Уборщиков снега у нас с трудом хватает на один сезон. Один долговязый товарищ по имени Джон все никак не приезжал убрать снег вовремя. А это неприятно, потому что ни въехать, ни выехать, дом-то у нас, слава богу, выдался на холме. Тогда я уговорил одного из соседей почистить разок снег за явно раздутую мзду. Просто очень кушать хотелось, а для добычи пропитания в магазин смотаться позарез требовалось… Так Джон узнал, обиделся, и вообще больше не приехал. Я звонил, просил, умолял, увещевал, говорил о культурных различиях, извинялся за мое незнание местных обычаев… Джон был непреклонен. Тогда я попробовал атаковать его железной логикой. Я спросил:
– Что ты делаешь в жизни?
– Чищу снег, – подумав, ответил Джон.
– Это твой бизнес?
– Да.
– Так у меня есть снег, а ты его чистишь, почему бы тебе не приехать и не почистить его, забыв, кому ты его чистишь, простив меня по-христиански, наконец…
Джон согласился и явился с лопатой. Я спросил, отчего же он чистит снег лопатой? На что получил ответ, что, оказывается, он продал свой грузовичок со скребком, а с лопатой в руках чистить снег ему не хотелось. На вопрос, почему же он продал свой грузовичок, Джон только пожал плечами… Мне показалось, что он это сделал из-за обиды на меня… Во всяком случае, больше он не приезжал.
Обида местного рабочего класса коренится в каких-то неведомых стороннему человеку дебрях их загадочных душ. Как сюда попали эти люди? Чем они живут? Кто жил на этой земле до них? Кто будет жить после? Я вот, например, знаю одного коренного индейца с одеялом. Приятнейшая личность… Правда, он, как бы поточнее выразиться… неживой. Я вовсе не имею в виду этот отвратительный лозунг, что «хороший индеец – мертвый индеец». Просто на нашей дороге стоит большой неотесанный крест, и на нем так и написано: «Индеец с одеялом». Вот он – самый мой любимый сосед. Его похоронили лет сто назад, но ведет он себя очень смирно и не лезет к соседям с дурными просьбами.

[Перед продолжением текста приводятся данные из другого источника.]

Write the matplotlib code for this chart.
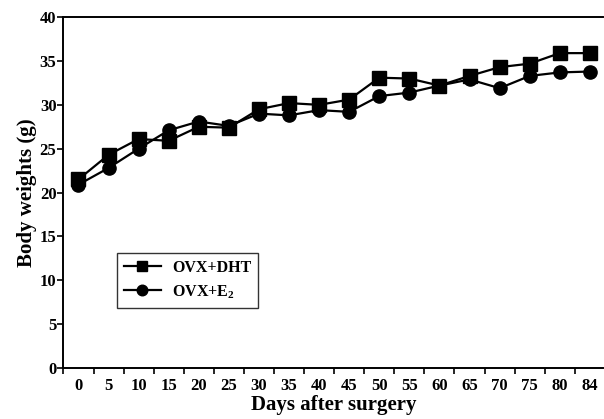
import numpy as np
import matplotlib.pyplot as plt

plt.rcParams['font.family'] = ['Liberation Serif', 'DejaVu Serif']
plt.rcParams['font.weight'] = 'bold'
plt.rcParams['mathtext.fontset'] = 'custom'
plt.rcParams['mathtext.bf'] = 'Liberation Serif:bold'
plt.rcParams['mathtext.rm'] = 'Liberation Serif:bold'

# days after surgery (ticks are evenly spaced, 84 included)
days = ['0', '5', '10', '15', '20', '25', '30', '35', '40', '45',
        '50', '55', '60', '65', '70', '75', '80', '84']
dht = [21.5, 24.3, 26.1, 25.9, 27.5, 27.4, 29.5, 30.2, 30.0, 30.6,
       33.1, 33.0, 32.2, 33.3, 34.3, 34.7, 35.9, 35.9]
e2 = [20.9, 22.8, 25.0, 27.1, 28.1, 27.6, 29.0, 28.8, 29.4, 29.2,
      31.0, 31.4, 32.2, 32.9, 31.9, 33.3, 33.7, 33.8]

x = np.arange(len(days))

fig = plt.figure(figsize=(6.04, 4.19), dpi=100)
ax = fig.add_axes([0.105, 0.122, 0.894, 0.837])

ax.plot(x, dht, color='black', lw=1.6, marker='s', ms=9.5,
        label='OVX+DHT')
ax.plot(x, e2, color='black', lw=1.6, marker='o', ms=9.5,
        label=r'OVX+E$_\mathbf{2}$')

ax.set_xlim(-0.5, 17.45)
ax.set_ylim(0, 40)
ax.set_yticks(np.arange(0, 41, 5))
ax.set_xticks(x)
ax.set_xticklabels(days)
ax.set_xticks(np.arange(-0.5, 17, 1.0), minor=True)
ax.tick_params(axis='x', which='major', length=0, pad=7, labelsize=12)
ax.tick_params(axis='x', which='minor', length=4, width=1.2, direction='out')
ax.tick_params(axis='y', length=4, width=1.2, direction='out', labelsize=12, pad=1)
for lab in ax.get_xticklabels() + ax.get_yticklabels():
    lab.set_fontweight('bold')

ax.spines['right'].set_visible(False)
for s in ['left', 'bottom', 'top']:
    ax.spines[s].set_linewidth(1.4)

ax.set_xlabel('Days after surgery', fontsize=15, fontweight='bold', labelpad=1)
ax.set_ylabel('Body weights (g)', fontsize=15, fontweight='bold', labelpad=2)

leg = ax.legend(loc='lower left', bbox_to_anchor=(0.099, 0.171),
                borderaxespad=0, frameon=True, fancybox=False,
                edgecolor='black', fontsize=11.5, handlelength=2.3,
                markerscale=0.8, borderpad=0.45, labelspacing=0.45,
                handletextpad=0.7)
leg.get_frame().set_linewidth(1.0)
for t in leg.get_texts():
    t.set_fontweight('bold')

fig.savefig('out.png', dpi=100)
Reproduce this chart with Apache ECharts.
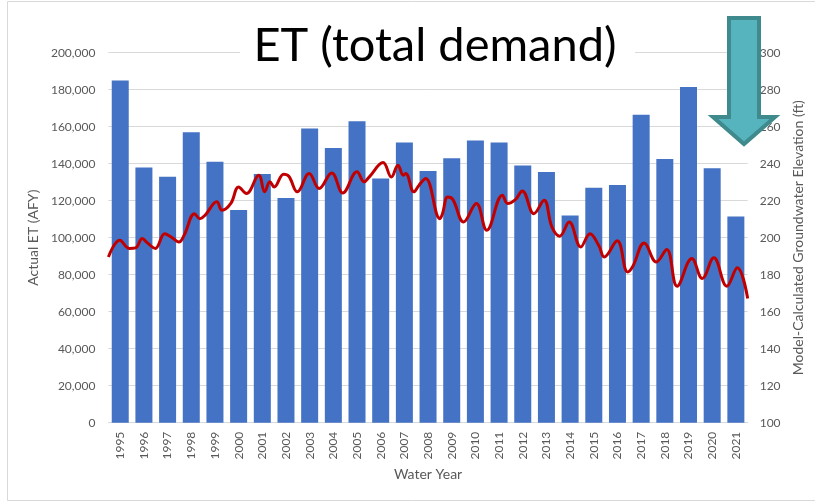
<!DOCTYPE html>
<html>
<head>
<meta charset="utf-8">
<script src="https://cdn.jsdelivr.net/npm/echarts@6/dist/echarts.min.js"></script>
<style>
  html, body { margin: 0; padding: 0; background: #fff; }
  #chart { width: 815px; height: 502px; }
</style>
</head>
<body>
<div id="chart"></div>
<script>
// water years (categories) and annual actual ET, AFY
var years = ['1995','1996','1997','1998','1999','2000','2001','2002','2003','2004','2005','2006','2007','2008',
  '2009','2010','2011','2012','2013','2014','2015','2016','2017','2018','2019','2020','2021'];
var actualET = [185000,138000,133000,157000,141000,115000,134500,121500,159000,148500,163000,132000,151500,136000,
  143000,152500,151500,139000,135500,112000,127000,128500,166500,142500,181500,137500,111500];

// groundwater elevation trace (ft), read at turning points, x as decimal water year
var elevTime = [1994.5,1994.98,1995.38,1995.65,1995.93,1996.15,1996.48,1996.88,1997.15,1997.48,1997.7,
  1998.14,1998.36,1998.58,1999.08,1999.3,1999.67,2000.0,2000.33,2000.85,2001.1,2001.32,2001.5,2001.9,
  2002.12,2002.48,2002.98,2003.4,2003.93,2004.4,2005.0,2005.3,2005.52,2006.1,2006.45,2006.73,2006.95,
  2007.06,2007.4,2007.62,2007.9,2008.5,2008.61,2008.83,2009.05,2009.5,2010.04,2010.48,2011.14,2011.36,
  2011.69,2011.98,2012.47,2012.9,2013.23,2013.56,2013.96,2014.45,2014.84,2015.22,2015.44,2015.99,
  2016.43,2016.65,2017.13,2017.64,2018.08,2018.52,2019.14,2019.58,2020.07,2020.62,2021.06,2021.5];
var elevFt = [189.6,198.6,194.2,194.5,199.6,197.2,194.2,202.2,200.4,197.7,201.4,
  213,210.3,212.1,219.4,214.8,218.5,227.4,223.9,233.8,224.8,230.2,227.4,234.3,
  233.2,224.8,234.7,226.6,235,224.2,235.6,230.2,232.9,240.6,232.8,239.2,233.8,
  234.7,224.8,228.4,232,210.3,213,222,220.6,208.5,218.5,204,223,218.5,
  220.6,225.3,213,220.2,205.8,200.8,208.5,195,202.2,195.5,189.6,198.3,
  181.5,184.6,197.2,186.9,193.6,173.8,188.7,178,189.1,173.8,183.7,167.1];

var elevData = elevTime.map(function (t, i) { return [t, elevFt[i]]; });

var chart = echarts.init(document.getElementById('chart'));
var grey = '#595959';
var gridColor = '#D9D9D9';
var font = 'Lato, "Liberation Sans", sans-serif';

var option = {
  backgroundColor: '#fff',
  animation: false,
  textStyle: { fontFamily: font },
  grid: { left: 108.4, right: 67.3, top: 52.7, bottom: 79.3 },
  xAxis: [{
    type: 'category',
    data: years,
    name: 'Water Year',
    nameLocation: 'middle',
    nameGap: 44,
    nameTextStyle: { color: grey, fontSize: 14, fontFamily: font },
    axisLine: { lineStyle: { color: gridColor, width: 1 } },
    axisTick: { show: false },
    axisLabel: { rotate: 90, color: grey, fontSize: 12, margin: 9, fontFamily: font }
  }, {
    type: 'value',
    min: 1994.5,
    max: 2021.5,
    show: false
  }],
  yAxis: [{
    type: 'value',
    min: 0,
    max: 200000,
    interval: 20000,
    name: 'Actual ET (AFY)',
    nameLocation: 'middle',
    nameRotate: 90,
    nameGap: 64,
    nameTextStyle: { color: grey, fontSize: 14, fontFamily: font },
    axisLine: { show: false },
    axisTick: { show: false },
    axisLabel: {
      color: grey, fontSize: 12, margin: 13, fontFamily: font,
      formatter: function (v) { return v.toLocaleString('en-US'); }
    },
    splitLine: { lineStyle: { color: gridColor, width: 1 } }
  }, {
    type: 'value',
    min: 100,
    max: 300,
    interval: 20,
    position: 'right',
    name: 'Model-Calculated Groundwater Elevation (ft)',
    nameLocation: 'middle',
    nameRotate: 90,
    nameGap: 44,
    nameTextStyle: { color: grey, fontSize: 14, fontFamily: font },
    axisLine: { show: false },
    axisTick: { show: false },
    axisLabel: { color: grey, fontSize: 12, margin: 12, fontFamily: font },
    splitLine: { show: false }
  }],
  series: [{
    name: 'Actual ET',
    type: 'bar',
    data: actualET,
    barWidth: 17,
    itemStyle: { color: '#4472C4' }
  }, {
    name: 'Groundwater Elevation',
    type: 'line',
    xAxisIndex: 1,
    yAxisIndex: 1,
    data: elevData,
    smooth: 0.4,
    symbol: 'none',
    lineStyle: { color: '#C00000', width: 3 },
    z: 5
  }],
  graphic: [
    {
      type: 'rect',
      shape: { x: 7.5, y: 1.5, width: 815, height: 499 },
      style: { fill: 'none', stroke: gridColor, lineWidth: 1 },
      z: 1, silent: true
    },
    {
      type: 'rect',
      shape: { x: 240, y: 15, width: 395, height: 62 },
      style: { fill: '#fff' },
      z: 20, silent: true
    },
    {
      type: 'text',
      x: 435,
      y: 46,
      style: {
        text: 'ET (total demand)',
        font: '47px ' + font,
        fill: '#000',
        textAlign: 'center',
        textVerticalAlign: 'middle'
      },
      z: 21, silent: true
    },
    {
      type: 'polygon',
      shape: { points: [[729, 18], [759, 18], [759, 117], [775, 117], [744, 144], [713, 117], [729, 117]] },
      style: { fill: '#56B4BE', stroke: '#3E8A8C', lineWidth: 4, lineJoin: 'miter' },
      z: 30, silent: true
    }
  ]
};

chart.setOption(option);
</script>
</body>
</html>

Вот, например сосед, который справа, вместо «здрасьте» попросил одолжить ему двадцать тысяч долларов. Мы в дом-то въехать не успели, а он уже тут как тут. Я, грешным делом, отказал. Ну, банки для этого есть, да и откуда мне взять такую сумму наличными, особенно после того, как мы только что купили дом? Так бедолага со мной уже шесть лет не разговаривает. Хорошо, что дома наши стоят далеко друг от друга и о существовании соседей можно вообще не вспоминать.
Я тут приезжал к знакомым в Торонто, подхожу к их двери, а там рядышком незнакомый мужик сидит. Я приятелей спросил: «А это кто?». Они говорят: «Как кто? Сосед!»
«А чего он у вас на пороге сидит?», – спрашиваю, а они отвечают: «Так это он у себя на пороге сидит»… Входы-то рядышком, вот я и не сориентировался, привык к нашему простору, участкам по шесть акров девственного леса да могилам индейцев с одеялами…
Правда, леса у нас не очень хорошие. Дело в том, что примерно два, а может, три миллиарда лет назад тут все залило лавой, ну, она застыла и сформировала такие мощные скалы, а почва на них не держится, и деревья все время валятся сами по себе при малейшем дуновении ветерка… Может быть, и бедному индейцу с одеялом по макушке какой-нибудь сосной заехало, и одеяло не помогло? Как знать, тайна сия погребена в пыли потусторонних архивов… Померев, не забыть бы спросить, что же приключилось с соседом моим, с индейцем с одеялом? Хотя до того ли будет?
Высоцкий в последнем своем стихотворении, которое, мне кажется, сродни пушкинскому прощальному «Пора мой друг, пора, //Покоя сердце просит…», говорил, что ему, дескать, есть что спеть, представ перед Всевышним… А есть ли нам, что спеть перед Всевышним? Сделали ли мы что-нибудь стоящее в своей жизни, что-нибудь такое, о чем стоило бы вспомнить, когда последний час, говорят, столь же неизбежный, как и налоги, наложит на нас свой мрачный плащ прощанья?